British Prime Minister Winston Churchill arrives in Washington, D.C. for a series of meetings with President Franklin Delano Roosevelt on a unified Anglo-American war strategy and a future peace.

Now that the United States was directly involved in both the Pacific and European wars, it was incumbent upon both Great Britain and America to create and project a unified front. Toward that end, Churchill and Roosevelt created a combined general staff to coordinate military strategy against both Germany and Japan and to draft a future joint invasion of the Continent. Roosevelt also agreed to a radical increase in the U.S. arms production program: the 12,750 operational aircraft to be ready for service by the end of 1943 became 45,000; the proposed 15,450 tanks also became 45,000; and the number of machine guns to be manufactured almost doubled, to 500,000.

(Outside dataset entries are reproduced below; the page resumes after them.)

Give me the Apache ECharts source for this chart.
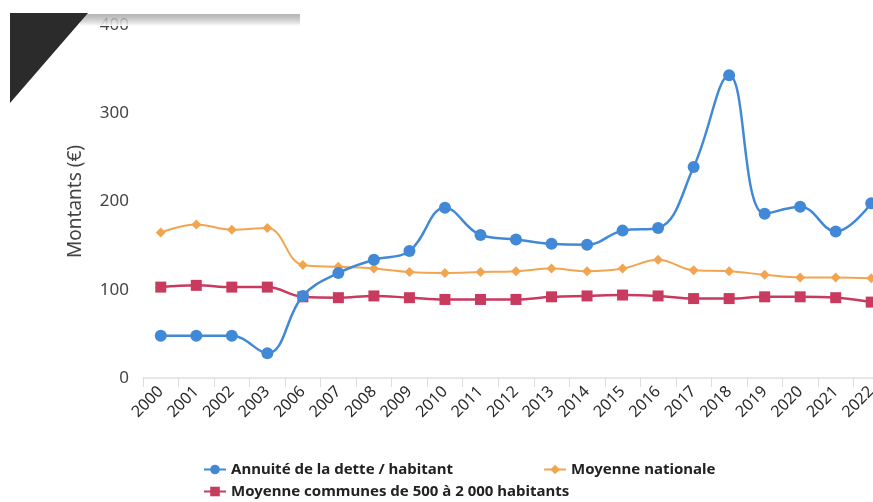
<!DOCTYPE html>
<html><head><meta charset="utf-8">
<script src="https://cdn.jsdelivr.net/npm/echarts@6/dist/echarts.min.js"></script>
<style>html,body{margin:0;padding:0;background:#fff;overflow:hidden;width:873px;height:502px}#c{width:889px;height:502px}</style>
</head><body><div id="c"></div>
<script>
const categories = ['2000','2001','2002','2003','2006','2007','2008','2009','2010','2011','2012','2013','2014','2015','2016','2017','2018','2019','2020','2021','2022'];
const annuite = [48,48,48,28,93,119,134,144,193,162,157,152,151,167,170,239,343,186,194,166,198];
const moyNationale = [165,174,168,170,128,126,124,120,119,120,121,124,121,124,134,122,121,117,114,114,113];
const moyCommunes = [103,105,103,103,92,91,93,91,89,89,89,92,93,94,93,90,90,92,92,91,86];
const yTicks = [0,100,200,300,400];
const names = ['Annuité de la dette / habitant','Moyenne nationale','Moyenne communes de 500 à 2 000 habitants'];

const chart = echarts.init(document.getElementById('c'));
const font = 'Noto Sans';
chart.setOption({
  animation:false,
  textStyle:{fontFamily:font},
  grid:{left:143,right:0,top:25,bottom:124},
  xAxis:{type:'category',data:categories,boundaryGap:true,
    axisLine:{lineStyle:{color:'#e0e0e0',width:1.5}},
    axisTick:{show:true,length:9,lineStyle:{color:'#dcdcdc'}},
    axisLabel:{rotate:45,color:'#2a2a2a',fontSize:16,margin:11}},
  yAxis:{type:'value',min:yTicks[0],max:yTicks[yTicks.length-1],interval:100,
    name:'Montants (€)',nameLocation:'middle',nameGap:58,nameRotate:90,
    nameTextStyle:{color:'#444',fontSize:19},
    axisLine:{show:false},axisTick:{show:false},splitLine:{show:false},
    axisLabel:{color:'#444',fontSize:17,margin:14}},
  legend:[
    {data:[names[0],names[1]],left:198,top:457,itemGap:90,itemWidth:22,itemHeight:12,
      textStyle:{fontSize:15,fontWeight:'bold',color:'#222'}},
    {data:[names[2]],left:198,top:479,itemWidth:22,itemHeight:12,
      textStyle:{fontSize:15,fontWeight:'bold',color:'#222'}}
  ],
  series:[
    {name:names[0],type:'line',data:annuite,smooth:0.4,symbol:'circle',symbolSize:12,z:3,
      itemStyle:{color:'#4189d6'},lineStyle:{width:2.5,color:'#4189d6'}},
    {name:names[1],type:'line',data:moyNationale,smooth:0.4,symbol:'diamond',symbolSize:10,z:2,
      itemStyle:{color:'#f2a550'},lineStyle:{width:2,color:'#f2a550'}},
    {name:names[2],type:'line',data:moyCommunes,smooth:0.4,symbol:'rect',symbolSize:11,z:2,
      itemStyle:{color:'#c93a5f'},lineStyle:{width:2.5,color:'#c93a5f'}}
  ],
  graphic:[
    {type:'rect',shape:{x:0,y:0,width:889,height:14},style:{fill:'#fff'},z:100},
    {type:'rect',shape:{x:80,y:12,width:220,height:14},z:99,
      style:{fill:new echarts.graphic.LinearGradient(0,0,0,1,[{offset:0,color:'rgba(120,120,120,0.6)'},{offset:1,color:'rgba(255,255,255,0.95)'}])}},
    {type:'polygon',shape:{points:[[10,13],[88,13],[10,103]]},style:{fill:'#2b2b2b'},z:101}
  ]
});
</script></body></html>
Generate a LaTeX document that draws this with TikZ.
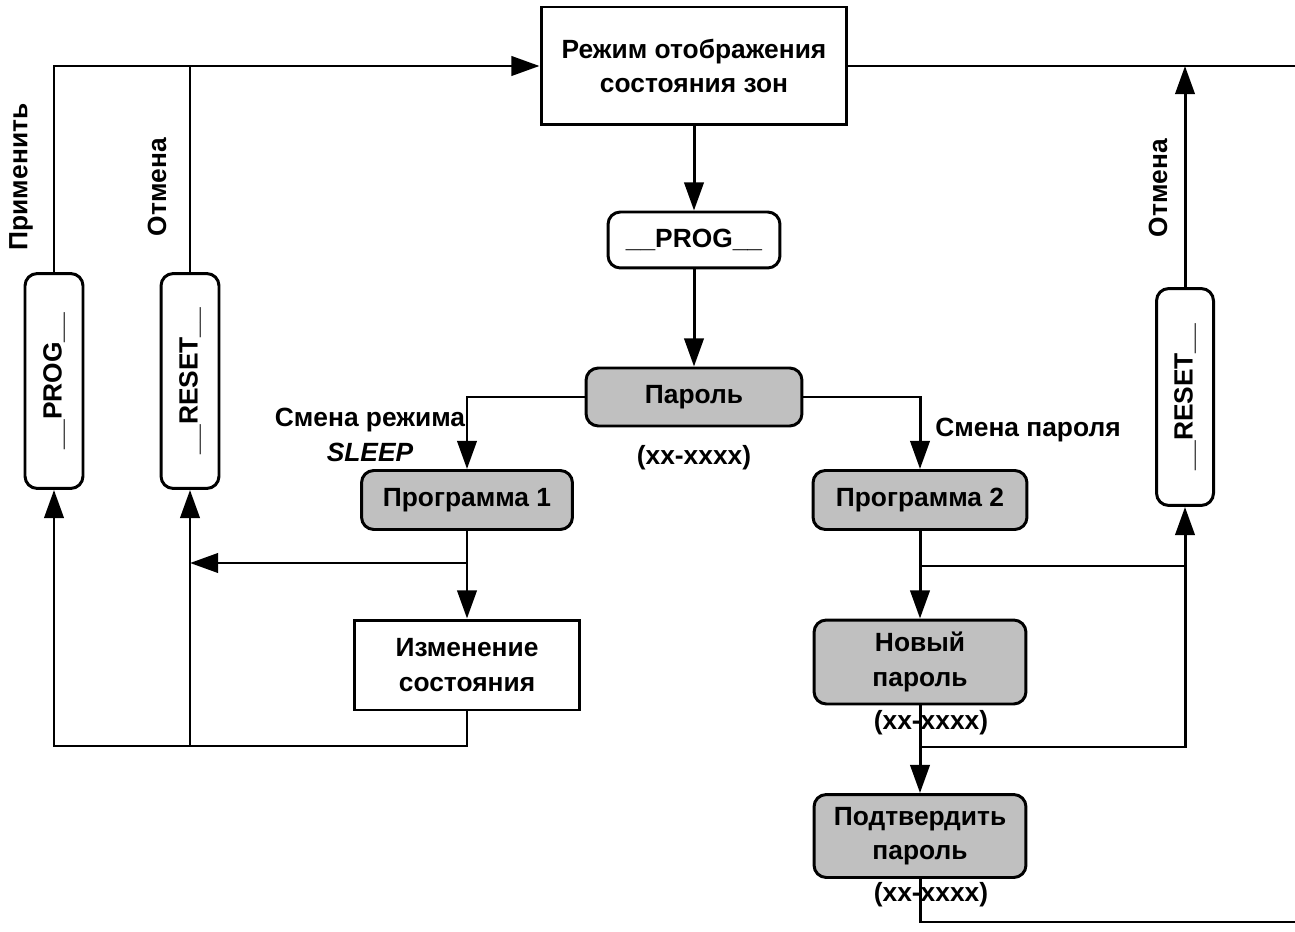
\documentclass[tikz,border=0pt]{standalone}
\usepackage{fontspec}
\setmainfont{Liberation Sans}
\usetikzlibrary{arrows.meta}
\definecolor{fondgris}{HTML}{C0C0C0}
\tikzset{
  rectbox/.style={draw, line width=1.7pt, align=center, inner sep=0pt},
  roundbox/.style={rectbox, rounded corners=7pt},
  greybox/.style={roundbox, fill=fondgris},
  flow/.style={line width=1.7pt, -{Triangle[length=16pt,width=11pt]}}
}
\newcommand{\souligne}[1]{\_\_#1\_\_}

\begin{document}
\begin{tikzpicture}[x=0.02cm, y=-0.02cm, line width=1.7pt,
    font=\fontsize{15}{19.5}\selectfont\bfseries]
  \useasboundingbox (0,0) rectangle (1295,932);

  \node[rectbox, minimum width=6.12cm, minimum height=2.36cm] (mode) at (694,66) {Режим отображения\\состояния зон};
  \node[roundbox, minimum width=3.44cm, minimum height=1.12cm] (prog) at (694,240) {\souligne{PROG}};
  \node[greybox, minimum width=4.32cm, minimum height=1.16cm] (pass) at (694,397) {Пароль};
  \node (code) at (694,458) {(xx-xxxx)};

  \node[greybox, minimum width=4.22cm, minimum height=1.18cm] (p1) at (467,500) {Программа 1};
  \node[greybox, minimum width=4.28cm, minimum height=1.18cm] (p2) at (920,500) {Программа 2};
  \node[rectbox, minimum width=4.5cm, minimum height=1.8cm] (chg) at (467,665) {Изменение\\состояния};
  \node[greybox, minimum width=4.24cm, minimum height=1.68cm] (newp) at (920,662) {Новый\\пароль};
  \node (code2) at (931,723) {(xx-xxxx)};
  \node[greybox, minimum width=4.24cm, minimum height=1.66cm] (conf) at (920,836) {Подтвердить\\пароль};
  \node (code3) at (931,895) {(xx-xxxx)};

  \node[roundbox, rotate=90, minimum width=4.3cm, minimum height=1.16cm] (lprog) at (54,381) {\souligne{PROG}};
  \node[roundbox, rotate=90, minimum width=4.3cm, minimum height=1.16cm] (lreset) at (190,381) {\souligne{RESET}};
  \node[roundbox, rotate=90, minimum width=4.34cm, minimum height=1.14cm] (rreset) at (1185,397) {\souligne{RESET}};

  \node[rotate=90] (apply) at (21,177) {Применить};
  \node[rotate=90] (cancel1) at (157,187) {Отмена};
  \node[rotate=90] (cancel2) at (1158,188) {Отмена};
  \node[align=center] (sleep) at (370,435) {Смена режима\\\textit{SLEEP}};
  \node[anchor=west] (newlbl) at (928,430) {Смена пароля};

  \coordinate (edgetop) at (1295,66);
  \coordinate (edgebot) at (1295,922);
  \coordinate (j1) at (467,563);
  \coordinate (bl) at (54,746);
  \coordinate (j2) at (920,566);
  \coordinate (j3) at (920,747);

  \draw[flow] (lprog.east) |- (mode.west);
  \draw (lreset.east) -- (lreset.east |- mode.west);
  \draw (mode.east) -- (edgetop);
  \draw[flow] (rreset.east) -- (rreset.east |- mode.east);

  \draw[flow] (mode) -- (prog);
  \draw[flow] (prog) -- (pass);
  \draw[flow] (pass.west) -| (p1.north);
  \draw[flow] (pass.east) -| (p2.north);

  \draw[flow] (p1) -- (chg);
  \draw[flow] (j1) -- (j1 -| lreset);
  \draw[flow] (chg.south) |- (bl) -- (lprog.west);
  \draw[flow] (lreset.west |- bl) -- (lreset.west);

  \draw[flow] (p2) -- (newp);
  \draw[flow] (newp) -- (conf);
  \draw[flow] (j3) -| (rreset.west);
  \draw (j2) -- (j2 -| rreset);
  \draw (conf.south) |- (edgebot);
\end{tikzpicture}
\end{document}
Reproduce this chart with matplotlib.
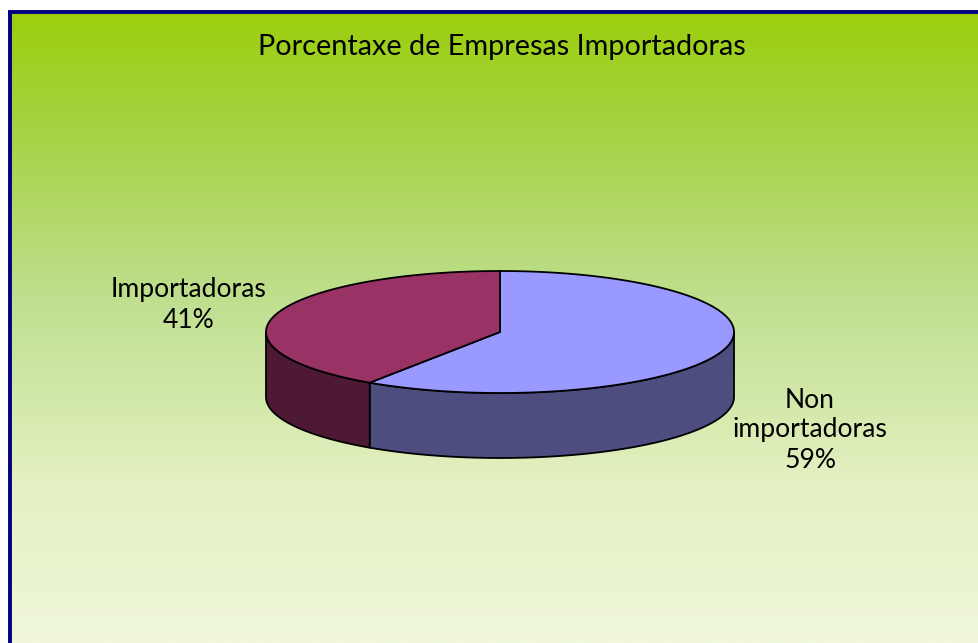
import numpy as np
import matplotlib
matplotlib.use("Agg")
import matplotlib.pyplot as plt
from matplotlib.colors import LinearSegmentedColormap
from matplotlib.patches import Polygon

title = "Porcentaxe de Empresas Importadoras"
categories = ["Non\nimportadoras", "Importadoras"]
values = [59.4, 40.6]
top_colors = ["#9999FF", "#993366"]
side_colors = ["#4D4D80", "#4D1933"]

W, H = 979, 643
CX, CY, RX, RY, DEPTH = 500, 332, 234, 61, 65


def ellipse_point(angle):
    # angle in radians, clockwise from 12 o'clock
    return CX + RX * np.sin(angle), CY - RY * np.cos(angle)


plt.rcParams["font.family"] = ["Lato", "DejaVu Sans"]
fig = plt.figure(figsize=(W / 100, H / 100), dpi=100, facecolor="white")
ax = fig.add_axes([0, 0, 1, 1])

# background gradient and border
bg = LinearSegmentedColormap.from_list(
    "bg", [(0, "#9BCF0C"), (0.17, "#A4D23F"), (0.46, "#C0DF90"),
           (0.75, "#E4F1C2"), (1, "#F0F7DB")])
ax.imshow(np.linspace(0, 1, 256).reshape(-1, 1), cmap=bg, aspect="auto",
          extent=(10, W, H, 12), zorder=0)
ax.set_xlim(0, W)
ax.set_ylim(H, 0)
ax.axis("off")
ax.plot([10, 10], [H, 11.7], color="#000080", lw=2.8, zorder=1, solid_capstyle="butt")
ax.plot([8, W], [11.7, 11.7], color="#000080", lw=2.8, zorder=1, solid_capstyle="butt")

# slices run clockwise from the top
edges = np.concatenate([[0], np.cumsum(values)]) / sum(values) * 2 * np.pi

for i in range(len(values)):
    a0, a1 = edges[i], edges[i + 1]

    # side wall: only the front half of the ellipse is visible
    s0, s1 = max(a0, np.pi / 2), min(a1, 3 * np.pi / 2)
    if s1 > s0:
        t = np.linspace(s0, s1, 120)
        x, y = ellipse_point(t)
        wall = np.column_stack([np.r_[x, x[::-1]], np.r_[y, y[::-1] + DEPTH]])
        ax.add_patch(Polygon(wall, closed=True, facecolor=side_colors[i],
                             edgecolor="black", lw=1.3, zorder=2))

for i in range(len(values)):
    t = np.linspace(edges[i], edges[i + 1], 240)
    x, y = ellipse_point(t)
    top = np.column_stack([np.r_[CX, x], np.r_[CY, y]])
    ax.add_patch(Polygon(top, closed=True, facecolor=top_colors[i],
                         edgecolor="black", lw=1.3, joinstyle="round", zorder=3))

ax.text(502, 47, title, ha="center", va="center", fontsize=20.8, color="black")
ax.text(810, 430, f"{categories[0]}\n{round(values[0])}%", ha="center", va="center",
        fontsize=19.1, color="black", linespacing=1.25)
ax.text(189, 305, f"{categories[1]}\n{round(values[1])}%", ha="center", va="center",
        fontsize=19.1, color="black", linespacing=1.25)

fig.savefig("out.png", dpi=100)
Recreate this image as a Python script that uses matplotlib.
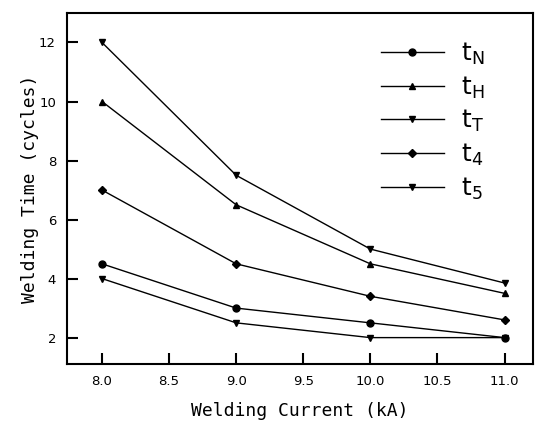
import matplotlib
matplotlib.use("Agg")
import matplotlib.pyplot as plt

# welding current (kA)
current = [8.0, 9.0, 10.0, 11.0]

# welding time (cycles) per series
t_n = [4.5, 3.0, 2.5, 2.0]
t_h = [10.0, 6.5, 4.5, 3.5]
t_t = [12.0, 7.5, 5.0, 3.85]
t_4 = [7.0, 4.5, 3.4, 2.6]
t_5 = [4.0, 2.5, 2.0, 2.0]

series = [
    (t_n, 'o', r'$\mathsf{t}_\mathsf{N}$'),
    (t_h, '^', r'$\mathsf{t}_\mathsf{H}$'),
    (t_t, 'v', r'$\mathsf{t}_\mathsf{T}$'),
    (t_4, 'D', r'$\mathsf{t}_\mathsf{4}$'),
    (t_5, 'v', r'$\mathsf{t}_\mathsf{5}$'),
]

xticks = [8.0, 8.5, 9.0, 9.5, 10.0, 10.5, 11.0]
yticks = [2, 4, 6, 8, 10, 12]

fig = plt.figure(figsize=(5.37, 4.32), dpi=100)
ax = fig.add_axes([0.125, 0.157, 0.867, 0.813])

for vals, mk, lab in series:
    ms = 4.0 if mk == 'D' else 5.0
    ax.plot(current, vals, color='black', lw=1.0, marker=mk, ms=ms, label=lab)

ax.set_xlim(7.74, 11.21)
ax.set_ylim(1.1, 13.0)
ax.set_xticks(xticks)
ax.set_xticklabels([f"{v:.1f}" for v in xticks])
ax.set_yticks(yticks)
ax.tick_params(direction='in', length=8, width=1.5, labelsize=9.5,
               top=False, right=False, pad=8)
for sp in ax.spines.values():
    sp.set_linewidth(1.5)

lab_font = {'family': 'DejaVu Sans Mono', 'size': 13}
ax.set_xlabel('Welding Current (kA)', fontdict=lab_font, labelpad=10)
ax.set_ylabel('Welding Time (cycles)', fontdict=lab_font, labelpad=0)

ax.legend(loc='upper right', frameon=False, fontsize=18, handlelength=2.5,
          labelspacing=0.3, handletextpad=0.7, bbox_to_anchor=(0.945, 0.985))

fig.savefig('out.png', dpi=100)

Among the momentous results of these U.S.-Anglo meetings was a declaration issued by Churchill and Roosevelt that enjoined 26 signatory nations to use all resources at their disposal to defeat the Axis powers and not sue for a separate peace. This confederation called itself the “United Nations.” Lead by the United States, Great Britain, and the Soviet Union, all 26 nations declared a unified goal to “ensure life, liberty, independence and religious freedom, and to preserve the rights of man and justice.” The blueprint for the destruction of fascism and a future international peacekeeping organization was born.